Le président de la République a notamment évoqué les scénarios « Futurs énergétiques 2050 » du gestionnaire de réseau RTE, publiés en octobre dernier, afin d'appuyer ses propos. Et affirmé que ceux-ci « montrent qu'il n'y a pas d'autres choix que de miser en même temps sur les deux piliers » que sont les renouvelables et l'atome. Pourtant, sur les six trajectoires possibles afin d'atteindre la neutralité carbone d'ici à la moitié du siècle présentées par RTE, trois ne retiennent aucune relance du nucléaire, et l'une mise même sur 100% d'énergie renouvelable - même si cette dernière option s'avère plus risquée et coûteuse.
Large consultation publique
Concrètement, le gouvernement compte désormais « engager des études préparatoires », définir des lieux d'implantation, et travailler sur la « montée en charge de la filière ». Fin 2020 déjà, le Conseil d'administration d'EDF avait identifié formellement les sites capables d'accueillir les futurs EPR, à la centrale de Penly (Seine-Maritime), de Gravelines (Nord) et dans la région Rhône-Alpes. Dans la foulée, Jean-Bernard Lévy avait reçu plusieurs élus normands pour prendre acte de leur soutien.
Par ailleurs, la Commission nationale du débat public sera saisie, et une « large consultation » sera organisée sur le sujet dès le second semestre de 2022, a assuré le chef de l'Etat.

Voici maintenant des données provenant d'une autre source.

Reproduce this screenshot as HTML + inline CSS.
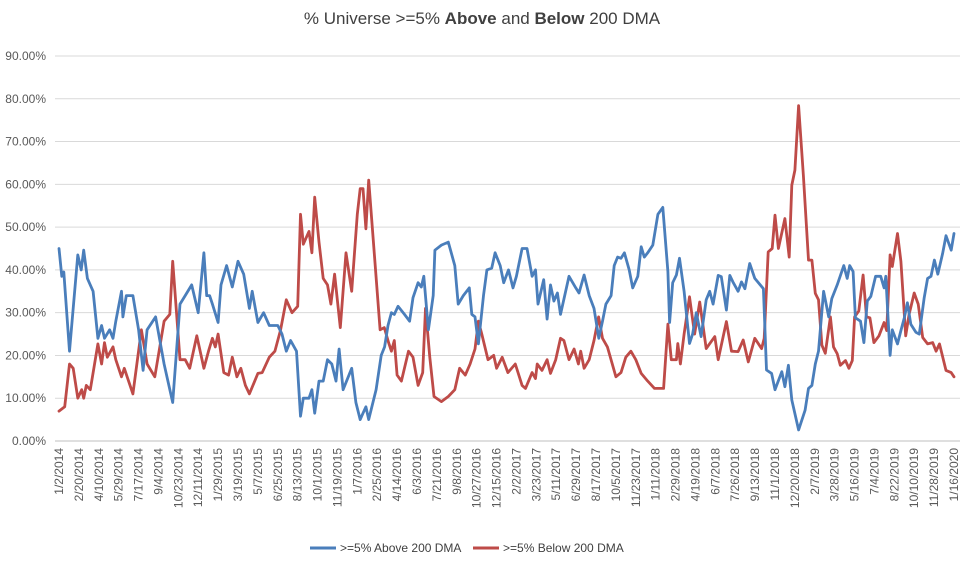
<!DOCTYPE html>
<html><head><meta charset="utf-8"><style>
body{margin:0;background:#fff;}
svg{display:block;font-family:"Liberation Sans",sans-serif;}
</style></head><body>
<svg id="chart" width="964" height="567" xmlns="http://www.w3.org/2000/svg">
<text x="482" y="24" text-anchor="middle" font-size="17" fill="#404040">% Universe &gt;=5% <tspan font-weight="bold">Above</tspan> and <tspan font-weight="bold">Below</tspan> 200 DMA</text>
<g id="grid"></g><g id="yticks"></g><g id="xticks"></g><g id="series"></g>
<g>
<line x1="310" y1="548" x2="336" y2="548" stroke="#4A7EBB" stroke-width="3"/>
<text x="340" y="552" font-size="12" fill="#404040">&gt;=5% Above 200 DMA</text>
<line x1="473" y1="548" x2="499" y2="548" stroke="#BE4B48" stroke-width="3"/>
<text x="503" y="552" font-size="12" fill="#404040">&gt;=5% Below 200 DMA</text>
</g>
</svg>
<script>
const tickLabels=["1/2/2014","2/20/2014","4/10/2014","5/29/2014","7/17/2014","9/4/2014","10/23/2014","12/11/2014","1/29/2015","3/19/2015","5/7/2015","6/25/2015","8/13/2015","10/1/2015","11/19/2015","1/7/2016","2/25/2016","4/14/2016","6/3/2016","7/21/2016","9/8/2016","10/27/2016","12/15/2016","2/2/2017","3/23/2017","5/11/2017","6/29/2017","8/17/2017","10/5/2017","11/23/2017","1/11/2018","2/29/2018","4/19/2018","6/7/2018","7/26/2018","9/13/2018","11/1/2018","12/20/2018","2/7/2019","3/28/2019","5/16/2019","7/4/2019","8/22/2019","10/10/2019","11/28/2019","1/16/2020"];
const yTicks=[0,10,20,30,40,50,60,70,80,90];
const aboveWeek=[0,1,1.7,3.7,6.6,7.8,8.7,10,12,13.7,15,16,17.8,19,20,22,22.5,23.7,26,28,29.6,31,34,37,40,42.6,44.4,46.7,49,51,52,53,54,56,57,59,61,63,65,67,68,70,72,74,77,78.5,80,81.5,83.6,85,86,88,89,90,91.5,93,94.5,96,97.5,98.6,100,103,104.5,106,107,108,109,111.6,113.4,114.6,115.8,117,118,119.3,121.6,123.4,124.6,126.4,127.5,128.4,130,131.7,132.3,134.6,137,139.3,140.5,142.3,144.4,145.3,146.4,147.6,149.4,150.6,152.3,153.5,155.3,156.5,158.2,159.8,161,163,164.7,166.5,167.7,168.6,170.6,171.8,173,174.2,175.4,176.5,179.5,181.9,183,184.8,186.6,188.3,190,191.3,192.5,194.3,195.4,196.6,197.8,199,200.7,201.9,203.7,204.9,206,207.2,209,210.8,212.5,214.3,214.9,216,217.3,218.4,220,221.9,223,224.3,226,227.8,229,230.2,232,233.1,234.9,236.1,237.2,239,240.2,241.4,243.1,244.9,247.9,249,250.8,252,254.4,255.5,256.7,257.9,260.3,262.6,263.8,265,266.2,267.3,269.1,270.9,272,273.9,276.2,277.4,278.3,279.5,280.3,282.1,283.3,284.5,285.7,287.4,289.2,290.4,291,292.5,293.3,295.1,296.3,297.5,298.6,299.8,301.6,302.8,304.5,305.7,306.9,308.1,309.3,311,312.2,314,315];
const aboveVals=[45,38.5,39.5,21,43.5,40,44.6,38,35,24,27,24,26,24,28,35,29,34,34,26,16.5,26,29,18,9,32,34,36.5,30,44,34,34,32,27.7,36.5,41,36,42,39,31,35,27.7,30,27,27,25,21,23.5,21,5.8,10,10,12,6.5,14,14,19,18,14,21.5,12,17,9,5,6.5,8,5,12,20,22,27,30,29.6,31.5,29.6,28,33.5,37,36,38.5,26,34,44.6,45.8,46.5,41,32,34,35.8,29.6,29,22.7,34,40,40.4,44,41,37,40,35.8,38.5,45,45,38.5,40,32,37.7,28.5,36.5,32.7,34.6,29.6,38.5,35.8,34.6,38.8,34,31,24,28,32,34,41,43,42.7,44,40,35.8,38.5,45.4,43,44,45.8,53,54.6,39.6,27.7,37,38.8,42.7,35,22.8,25,30,24.4,33,35,32,38.7,38.4,30.6,38.7,37.2,35,37.2,35.6,41.5,38,35.6,16.6,15.8,12,16.2,12.7,17.7,9.6,2.6,7.2,12.3,13,18,21,35,29,33.3,36.5,41,38,41,39.6,28.8,28,23,32.7,33.8,38.5,38.5,35.8,38.5,20,26,22.7,25.8,28.8,32.3,27.3,25.4,25,33.5,38,38.5,42.3,39,43.8,48,44.6,48.5];
const belowWeek=[0,2,3.7,5,6.6,8,8.7,9.6,11,13.7,15,16,17,19,20,22,23,26,29,31,33.7,37,39,40,42.6,44.4,46,48.5,51,52.6,54,55,56,58,59.7,61,62.6,64,65.6,67,70,71.5,74,76,78,80,82,84,85,86,88,89,90,91.5,93,94.5,95.7,97,99,101,103,105,106,107,108,109,111,113,114.5,116,117,118,119,120.5,123,124.6,126.4,128,129,130.5,132,134.6,137,139.3,141,143,144.7,146.4,147.6,148.8,151,153,154,156,158,160.6,163,164.2,166.5,167.7,168.3,170,171.8,173,174.8,176.5,177.7,179.5,181.3,182.8,183.6,184.8,186.6,188.3,189.9,191.3,193,196,197.8,199.5,201.3,203,204.9,207.2,209.6,212.8,214.3,215.5,217.3,217.8,218.7,220,221.9,223.7,225.5,227.8,230.8,232,234.9,236.7,239,240.8,242.6,244.9,247.3,248.2,249.6,251,252,253.2,255.5,257,257.9,259,260.3,262,263.8,265,266.2,267.3,268.5,269.7,271.5,272.6,273.9,275,276.8,278,279.2,280,281.5,283,284.2,285.4,286.8,288.6,290.4,291.3,292.5,293.3,295.1,296.3,298,299.2,301,302.4,304,305.7,307.5,308.7,309.9,312.2,314,315];
const belowVals=[7,8,18,17,10,12,10,13,12,22.7,18,23,19.6,22,19,15,17,11,26,18,15,28,29.6,42,19,19,17,24.6,17,21,24,22,25,16,15.4,19.6,15,17,13,11,15.8,16,19.6,21,26,33,30,31.5,53,46,49,44,57,46.5,38,36.5,32,39,26.5,44,35,53,59,59,49.6,61,43.5,26,26.5,23,21,23.5,15.4,14,21,19.6,13,16,31,19.6,10.4,9.2,10.4,12,17,15.4,18,21.5,28,25,19,20,17,19.6,16,18,13,12.3,16,14.6,18,16.5,19,15.8,19,24,23.5,19,21.5,18,21,17,19,23.5,29,24,22,15,16,19.6,21,19,15.8,14,12.3,12.3,27.3,19,19,22.8,18,25,33.7,25,32.5,21.6,24.4,19,27.9,21,20.9,23.6,18.5,24,21.6,24,44.2,45,52.8,45,52,43,59.8,63.3,78.4,62,42.3,42.3,34.5,33,22.4,20.5,29,22,20.4,17.7,18.8,17,18.8,29,30.4,38.8,29,28.8,23,24.6,27.7,25.8,43.5,40.8,48.5,42,24.6,29.6,34.6,32,24.2,22.7,23,21,22.7,16.5,16,15];

const NS="http://www.w3.org/2000/svg";
const X0=59,X1=954,Y0=441,Y90=56,WEEKS=315;
function xs(w){return X0+(X1-X0)*w/WEEKS;}
function ys(v){return Y0-(Y0-Y90)*v/90;}
function mk(tag,attrs,parent){const e=document.createElementNS(NS,tag);for(const k in attrs)e.setAttribute(k,attrs[k]);parent.appendChild(e);return e;}
const grid=document.getElementById('grid'),yt=document.getElementById('yticks'),xt=document.getElementById('xticks'),ser=document.getElementById('series');
yTicks.forEach(v=>{
  const l=mk('line',{x1:55,x2:960,y1:ys(v),y2:ys(v),stroke:v===0?'#bfbfbf':'#d9d9d9','stroke-width':1},grid);
  
  
  const t=mk('text',{x:46,y:ys(v)+4,'text-anchor':'end','font-size':12,fill:'#595959'},yt);
  t.textContent=v.toFixed(2)+'%';
  
  
});
tickLabels.forEach((s,i)=>{
  const x=xs(i*7)+4;
  const t=mk('text',{x:x,y:448,'text-anchor':'end','font-size':12,fill:'#595959',transform:'rotate(-90 '+x+' 448)'},xt);
  t.textContent=s;
  
  
});
function line(weeks,vals,color,name){
  const d=weeks.map((w,i)=>(i?'L':'M')+xs(w).toFixed(1)+','+ys(vals[i]).toFixed(1)).join('');
  const p=mk('path',{d:d,fill:'none',stroke:color,'stroke-width':2.8,'stroke-linejoin':'round','stroke-linecap':'round'},ser);
  
  
}
line(belowWeek,belowVals,'#BE4B48','series-below-200dma');
line(aboveWeek,aboveVals,'#4A7EBB','series-above-200dma');
</script>
</body></html>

Quant à la loi PPE (Programmation pluriannuelle de l'énergie), celle-ci sera révisée par le Parlement « dès 2023 ». Autant d'échéances évidemment suspendues aux résultats du scrutin présidentiel et à une éventuelle réélection d'Emmanuel Macron, même si celui-ci n'est toujours pas officiellement candidat.
La question des coûts
Surtout, se posera la question épineuse du financement d'un tel programme. Et pour cause, outre le défi industriel, la Cour des comptes avait en effet souligné en 2020 l'importance de cet enjeu, chiffrant le coût de construction de six EPR2 à 46 milliards d'euros. Un montant qui pourrait être sous-estimé, d'autant que le seul EPR actuellement en chantier en France, celui de Flamanville (Manche), a récemment annoncé un nouveau débordement de la facture, et vu son prix plus que triplé par rapport au budget initial (de 3,3 à 12,7 milliards d'euros).
Ainsi, selon un document de travail daté d'octobre publié par Contexte, l'administration a revu à la hausse le coût de construction de 6 EPR, qui irait de 52-56 milliards d'euros à 64 milliards. Soit une hausse de 13%, imputée par EDF au génie civil et à la réalisation de l'îlot nucléaire et à « l'ampleur des travaux de préparation de site ».
A cet égard, Emmanuel Macron a annoncé ce jeudi que l'Etat engagera des « plans financiers massifs de plusieurs dizaines de milliards d'euros ». Par ailleurs, une direction de programme interministérielle dédiée à l'atome civil verra le jour, de manière à coordonner le pilotage du programme, et à « s'assurer du respect des coûts et des délais », a-t-il précisé.
« C'est d'autant plus important qu'EDF traverse une période difficile. L'Etat prendra ses responsabilités pour sécuriser la sécurité financière d'EDF et ses capacités de financement à court et moyen terme », a insisté le chef de l'Etat
Objectif : débuter le chantier « à horizon 2028 », pour une mise en service du premier EPR « à horizon 2035 ». Un calendrier pour le moins ambitieux, qui interroge sur la faisabilité industrielle d'un tel projet de relance de l'atome, après des années d'atermoiements sur la question.